Sunday, 26 February 2012

Thinking about goals

I've decided to learn how to program Android devices and then brush up on my WPF programming and finally to learn programming for the iOS (iPhone and iPad). The vehicle I'm going to use is the development of a goal-management application that will run on all these platforms: not a single code-base, but one for each platform with some common interfaces.

Apart from learning how to program for these platforms, I want to return to the methods of goal-setting and planning that I used when I was younger; methods that resulted in success. But I want to do more than just automate these methods or make them easier to access, I want to know more about what makes me tick: what makes goals work; what makes goals effective; and why sometimes when we are achieving all our goals, we still feel unsatisfied and unfulfilled.
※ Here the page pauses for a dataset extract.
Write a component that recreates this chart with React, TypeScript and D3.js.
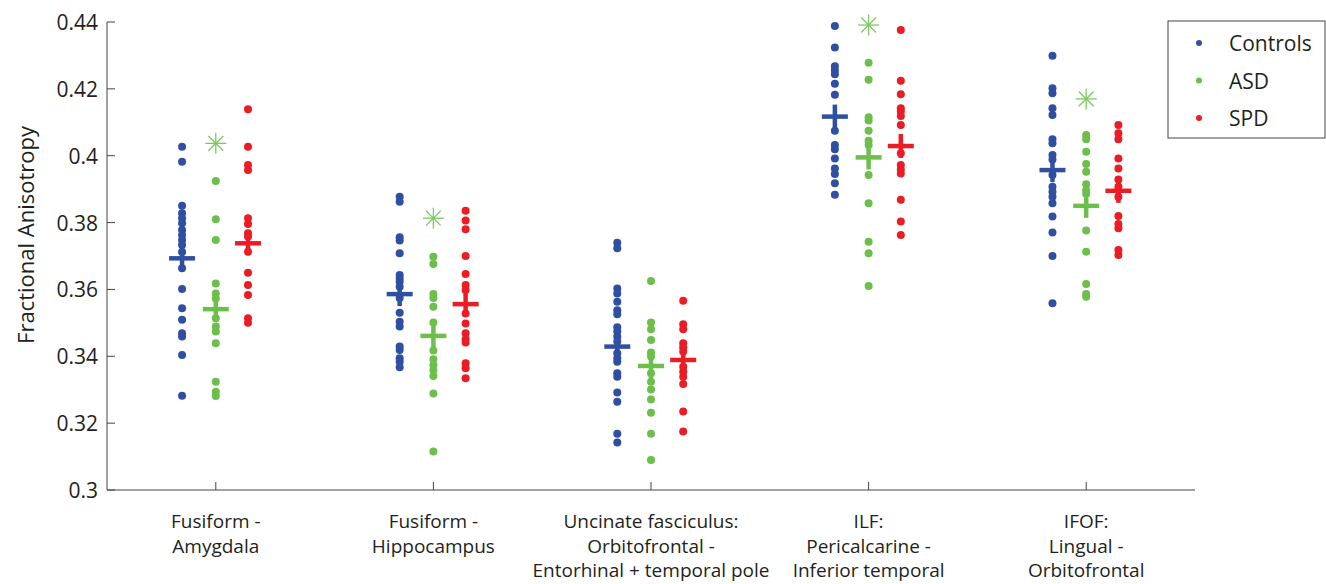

There seem to be a lot of quick-fix solutions in terms of time-management and goal management systems with promises to change your life in 7 days. I have utmost respect for many of the authors of these systems and have seen results in my life from programs such as "Unleash the power within". However, I've also experienced that some things in life take time: learning to play a musical instrument with a degree of mastery; learning to paint; mastering just about any craft. These things take time and the "change your life in a week" solutions sell folks the idea that they really can master their destiny in a week. I think there is a big difference to taking charge of your life and time (which these systems can help with) and reaching goals that require consistent effort over long durations of time. Others might disagree, so I'll leave the blog open to comments as I develop my product.

The last few years have seen my life go down a path that I never foresaw, that some would describe as failure. I believe that too much focus on goals and achieving these goals lead me to a place where I had all the things I wanted, had reached all the goals I set for myself and was bored.

I've realised a couple of things:
  1. my dreams that I had strived so hard to achieve were small dreams and I should have dreamed bigger.
  2. achieving goals without having a solid reason for the goals will put you in a position where you don't celebrate your accomplishments as they have little meaning to you.
So I've been thinking about these questions:
  • What is a goal?
  • Why do we set goals?
  • What makes goals important (caring about the outcome)?
  • Why do we just give up on some goals?
  • How are goals related to vision?
  • How are goals related to how I define myself?
  • How are goals related to relationships?
This blog is going to be quite central to my life for the next few weeks while I work on this project and as the application develops I'll be posting downloadable links to the software. This blog is part of the project.